Billing itself as the world’s cheapest Michelin Starred restaurant, Tim Ho Wan is an international chain of dim sum restaurants. The first location in Hong Kong earned a star in 2010 and has kept it for the pas 9 years, three of the subsequent locations in Hong Kong also earned Michelin stars. However, I don’t think the location in New York’s East Village is going to earn a star, it was really good, but the restaurant had not even earned an A rating on New York City’s restaurant inspection grading report card. I don’t usually eat at B graded restaurants, but I didn’t see the grade card until I left the restaurant. There are now 47 locations worldwide and in 2018 the chain was bought out by a venture capital fund, so I expect the expansion will accelerate.
At the East Village location the dim sum is not served from roving cards pushed around the restaurant. Instead the place mats are covered with pictures of the food which are labelled with letters and numbers and serve as the menu. You order by reading the place mat and then filling out a card indicating how many servings of each dish you want.
There were a few specials available and we tried the fish ball and quid in curry sauce, usually one of my favorite dishes.
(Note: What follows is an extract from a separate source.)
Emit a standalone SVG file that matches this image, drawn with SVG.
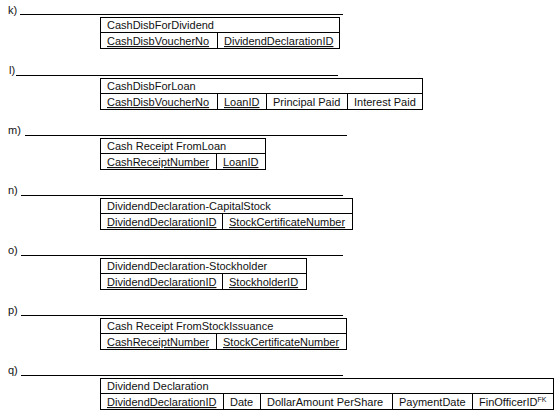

The version at Tim Ho Wan was not great, the curry sauce was thin and very mild, the squid was over cooked beyond rubbery and body pieces were not edible and the dish came with large pieces of tripe, which was not mentioned in the description of the dish. Thankfully the dumplings were really good.
The Dumplings: While I thought the menu was a little sparse compared to other dim sum places I frequent (XO Taste, XO Kitchen, Veggie Dim Sum), Tim Ho Wan has a good selection of dumplings and buns. Their BBQ Pork buns are not the traditional steamed white bread buns with pink pork breaking through the top, but rather, look like a baked desert bun. They are also not the gut filling size of a traditional steamed bun, they are smaller and come three to an order. But most importantly the buns were delicious, and were packed with sweat BBQ pork and lots of tangy BBQ sauce.
Probably though, the standout for the night were the shrimp Har Gow, they were so good we ended getting four orders of them. The rice dough wrappers were tightly wrapped around coarsely chopped, super fresh, sweet tasting shrimp. One of the things I appreciated about the service was the speed with which they were getting food from the steamers to the table. When Haw Gow sit for even a little while after coming out of the steam the rice dough gets sticky and gummy, these ones still had all their steamed heat and were slippery and supple. My dining companions with weaker chop stick skills had a hard time holding onto the Har Gow.
I was warned by a friend that the Shumai are not the strongest option at Tim Ho Wan, but I thought they were quite good, in fact we got two orders of them. They were filled with more of the sweet tasty shrimp mixed with savory pork, and once again got to our table immediately out of the steam. The last dish we tried was the fried pork dumplings, which arrived on the table looking like goose eggs. These dumplings are deep fried so the rice flour wrapper develops an out layer of crispiness and the dumpling balloons out into an egg shape. I though these dumplings had a really nice balance, the wrappers were slightly sweet and the pork filling was salty and savory and the wrappers were both crispy and chewy. These dumplings were a contender with the Har Gow for best dumplings of the night.
The Location: Tim Ho Wan is on the Western edge of New York’s East Village neighborhood, on fourth avenue at the corner of 10th street. It is conveniently close to Union Square, New York University and the L train stops.